▸ Brief: Repeat each line of the material below exactly as it appears, minus any pictures.

▸ Supplied data:
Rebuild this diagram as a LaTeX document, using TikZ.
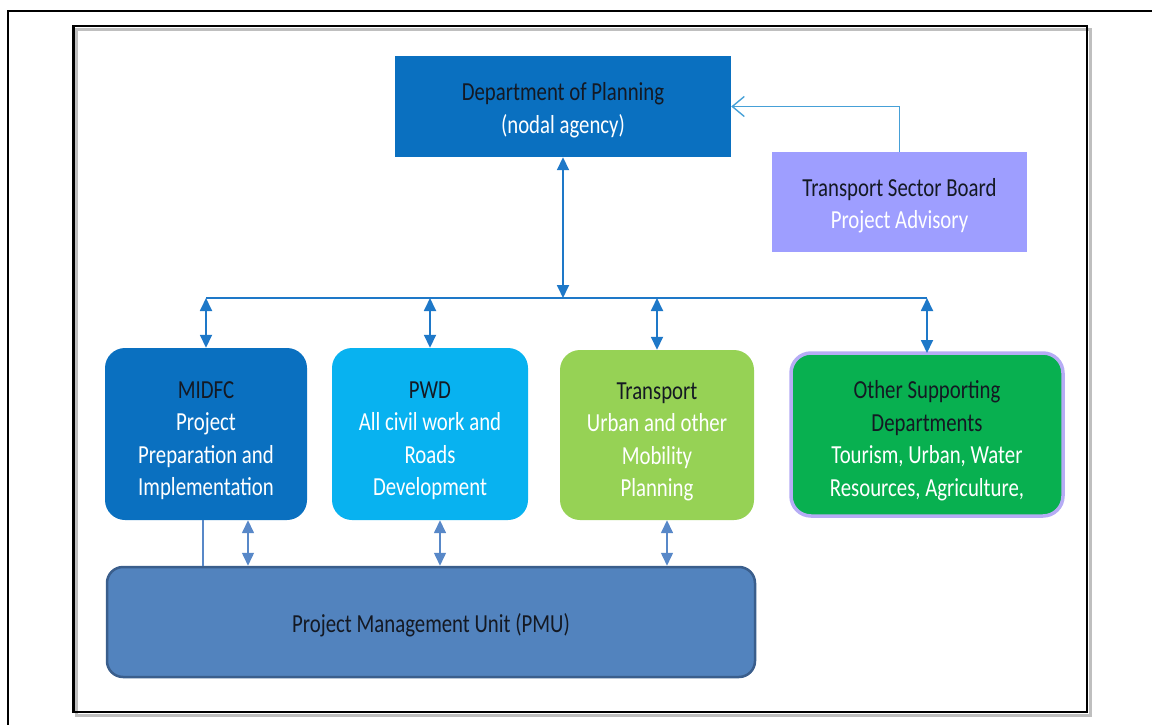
\documentclass[tikz,border=0pt]{standalone}
\usepackage{fontspec}
\setmainfont{Carlito}[FakeStretch=0.8]
\usetikzlibrary{arrows.meta}
\definecolor{deptblue}{RGB}{10,112,192}
\definecolor{pwdblue}{RGB}{8,178,240}
\definecolor{tgreen}{RGB}{150,210,85}
\definecolor{ogreen}{RGB}{8,176,80}
\definecolor{lavend}{RGB}{182,172,245}
\definecolor{tsbfill}{RGB}{158,158,255}
\definecolor{pmufill}{RGB}{82,131,190}
\definecolor{pmuborder}{RGB}{58,94,140}
\definecolor{arrowblue}{RGB}{30,120,200}
\definecolor{connblue}{RGB}{70,160,215}
\definecolor{pmuarrow}{RGB}{88,136,200}
\definecolor{darktext}{RGB}{20,25,35}
\newcommand{\dk}[1]{\textcolor{darktext}{#1}}
\tikzset{
  boxtext/.style={font=\fontsize{26}{32.5}\selectfont, align=center, text=white, inner sep=0pt, text depth=0pt},
  sqbox/.style={boxtext, draw=none, text height=53.5pt},
  rbox/.style={boxtext, rounded corners=20pt, draw=none, text height=123.5pt},
  dblarrow/.style={draw=arrowblue, line width=1.8pt,
    {Triangle[length=13pt,width=12pt]}-{Triangle[length=13pt,width=12pt]}},
  pmudbl/.style={draw=pmuarrow, line width=1.5pt,
    {Triangle[length=13pt,width=12pt]}-{Triangle[length=13pt,width=12pt]}},
  pmuplain/.style={draw=pmuarrow, line width=1.2pt},
  busline/.style={draw=arrowblue, line width=1.8pt},
  advline/.style={draw=connblue, line width=1.6pt, -{Straight Barb[length=12pt,width=20pt,line width=1.4pt]}},
}
\begin{document}
\begin{tikzpicture}[x=1pt,y=-1pt]
\useasboundingbox (0,0) rectangle (1152,725);
% outer frame (partially visible)
\draw[line width=2.5pt, line cap=rect] (8,725) -- (8,11) -- (1152,11);
% inner frame with shadow
\draw[black!25, line width=3pt] (76.5,29.5) rectangle (1090,715.5);
\draw[black, line width=2.5pt] (73.5,26) rectangle (1087,712);

% top nodes
\node[sqbox, fill=deptblue, minimum width=336pt, minimum height=101pt] (dept) at (563,106.5)
  {\dk{Department of Planning}\\(nodal agency)};
\node[sqbox, fill=tsbfill, minimum width=255pt, minimum height=100pt] (tsb) at (899.5,202)
  {\dk{Transport Sector Board}\\Project Advisory};

% department row
\node[rbox, fill=deptblue, minimum width=202pt, minimum height=172pt] (midfc) at (206,434)
  {\dk{MIDFC}\\Project\\Preparation and\\Implementation};
\node[rbox, fill=pwdblue, minimum width=196pt, minimum height=172pt] (pwd) at (430,434)
  {\dk{PWD}\\All civil work and\\Roads\\Development};
\node[rbox, fill=tgreen, minimum width=194pt, minimum height=170pt] (transport) at (657,435)
  {\dk{Transport}\\Urban and other\\Mobility\\Planning};
\node[rbox, fill=ogreen, draw=lavend, line width=3.5pt, minimum width=272pt, minimum height=163pt] (other) at (927,434.5)
  {\dk{Other Supporting}\\\dk{Departments}\\Tourism, Urban, Water\\Resources, Agriculture,};

% PMU
\node[boxtext, text height=20pt, text=darktext, fill=pmufill, draw=pmuborder, line width=2.5pt, rounded corners=16pt,
  minimum width=648pt, minimum height=110pt] (pmu) at (431,622)
  {Project Management Unit (PMU)};

% advisory connector
\draw[advline] (tsb.north) |- (dept.east);

% bus
\coordinate (busL) at (206,298);
\coordinate (busR) at (927,298);
\draw[busline] (midfc.north |- busL) -- (other.north |- busR);
\draw[dblarrow] (dept.south) -- (dept.south |- busL);
\draw[dblarrow] (midfc.north |- busL) -- (midfc.north);
\draw[dblarrow] (pwd.north |- busL) -- (pwd.north);
\draw[dblarrow] (transport.north |- busL) -- (transport.north);
\draw[dblarrow] (other.north |- busL) -- ([yshift=-1.75pt]other.north);

% PMU links
\draw[pmuplain] ([xshift=-3pt]midfc.south) -- ([xshift=-3pt]midfc.south |- pmu.north);
\draw[pmudbl] ([xshift=42pt]midfc.south) -- ([xshift=42pt]midfc.south |- pmu.north);
\draw[pmudbl] ([xshift=10pt]pwd.south) -- ([xshift=10pt]pwd.south |- pmu.north);
\draw[pmudbl] ([xshift=10pt]transport.south) -- ([xshift=10pt]transport.south |- pmu.north);
\end{tikzpicture}
\end{document}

▸ The result:
Rebuild this diagram as a LaTeX document, using TikZ.
\documentclass[tikz,border=0pt]{standalone}
\usepackage{fontspec}
\setmainfont{Carlito}[FakeStretch=0.8]
\usetikzlibrary{arrows.meta}
\definecolor{deptblue}{RGB}{10,112,192}
\definecolor{pwdblue}{RGB}{8,178,240}
\definecolor{tgreen}{RGB}{150,210,85}
\definecolor{ogreen}{RGB}{8,176,80}
\definecolor{lavend}{RGB}{182,172,245}
\definecolor{tsbfill}{RGB}{158,158,255}
\definecolor{pmufill}{RGB}{82,131,190}
\definecolor{pmuborder}{RGB}{58,94,140}
\definecolor{arrowblue}{RGB}{30,120,200}
\definecolor{connblue}{RGB}{70,160,215}
\definecolor{pmuarrow}{RGB}{88,136,200}
\definecolor{darktext}{RGB}{20,25,35}
\newcommand{\dk}[1]{\textcolor{darktext}{#1}}
\tikzset{
  boxtext/.style={font=\fontsize{26}{32.5}\selectfont, align=center, text=white, inner sep=0pt, text depth=0pt},
  sqbox/.style={boxtext, draw=none, text height=53.5pt},
  rbox/.style={boxtext, rounded corners=20pt, draw=none, text height=123.5pt},
  dblarrow/.style={draw=arrowblue, line width=1.8pt,
    {Triangle[length=13pt,width=12pt]}-{Triangle[length=13pt,width=12pt]}},
  pmudbl/.style={draw=pmuarrow, line width=1.5pt,
    {Triangle[length=13pt,width=12pt]}-{Triangle[length=13pt,width=12pt]}},
  pmuplain/.style={draw=pmuarrow, line width=1.2pt},
  busline/.style={draw=arrowblue, line width=1.8pt},
  advline/.style={draw=connblue, line width=1.6pt, -{Straight Barb[length=12pt,width=20pt,line width=1.4pt]}},
}
\begin{document}
\begin{tikzpicture}[x=1pt,y=-1pt]
\useasboundingbox (0,0) rectangle (1152,725);
% outer frame (partially visible)
\draw[line width=2.5pt, line cap=rect] (8,725) -- (8,11) -- (1152,11);
% inner frame with shadow
\draw[black!25, line width=3pt] (76.5,29.5) rectangle (1090,715.5);
\draw[black, line width=2.5pt] (73.5,26) rectangle (1087,712);

% top nodes
\node[sqbox, fill=deptblue, minimum width=336pt, minimum height=101pt] (dept) at (563,106.5)
  {\dk{Department of Planning}\\(nodal agency)};
\node[sqbox, fill=tsbfill, minimum width=255pt, minimum height=100pt] (tsb) at (899.5,202)
  {\dk{Transport Sector Board}\\Project Advisory};

% department row
\node[rbox, fill=deptblue, minimum width=202pt, minimum height=172pt] (midfc) at (206,434)
  {\dk{MIDFC}\\Project\\Preparation and\\Implementation};
\node[rbox, fill=pwdblue, minimum width=196pt, minimum height=172pt] (pwd) at (430,434)
  {\dk{PWD}\\All civil work and\\Roads\\Development};
\node[rbox, fill=tgreen, minimum width=194pt, minimum height=170pt] (transport) at (657,435)
  {\dk{Transport}\\Urban and other\\Mobility\\Planning};
\node[rbox, fill=ogreen, draw=lavend, line width=3.5pt, minimum width=272pt, minimum height=163pt] (other) at (927,434.5)
  {\dk{Other Supporting}\\\dk{Departments}\\Tourism, Urban, Water\\Resources, Agriculture,};

% PMU
\node[boxtext, text height=20pt, text=darktext, fill=pmufill, draw=pmuborder, line width=2.5pt, rounded corners=16pt,
  minimum width=648pt, minimum height=110pt] (pmu) at (431,622)
  {Project Management Unit (PMU)};

% advisory connector
\draw[advline] (tsb.north) |- (dept.east);

% bus
\coordinate (busL) at (206,298);
\coordinate (busR) at (927,298);
\draw[busline] (midfc.north |- busL) -- (other.north |- busR);
\draw[dblarrow] (dept.south) -- (dept.south |- busL);
\draw[dblarrow] (midfc.north |- busL) -- (midfc.north);
\draw[dblarrow] (pwd.north |- busL) -- (pwd.north);
\draw[dblarrow] (transport.north |- busL) -- (transport.north);
\draw[dblarrow] (other.north |- busL) -- ([yshift=-1.75pt]other.north);

% PMU links
\draw[pmuplain] ([xshift=-3pt]midfc.south) -- ([xshift=-3pt]midfc.south |- pmu.north);
\draw[pmudbl] ([xshift=42pt]midfc.south) -- ([xshift=42pt]midfc.south |- pmu.north);
\draw[pmudbl] ([xshift=10pt]pwd.south) -- ([xshift=10pt]pwd.south |- pmu.north);
\draw[pmudbl] ([xshift=10pt]transport.south) -- ([xshift=10pt]transport.south |- pmu.north);
\end{tikzpicture}
\end{document}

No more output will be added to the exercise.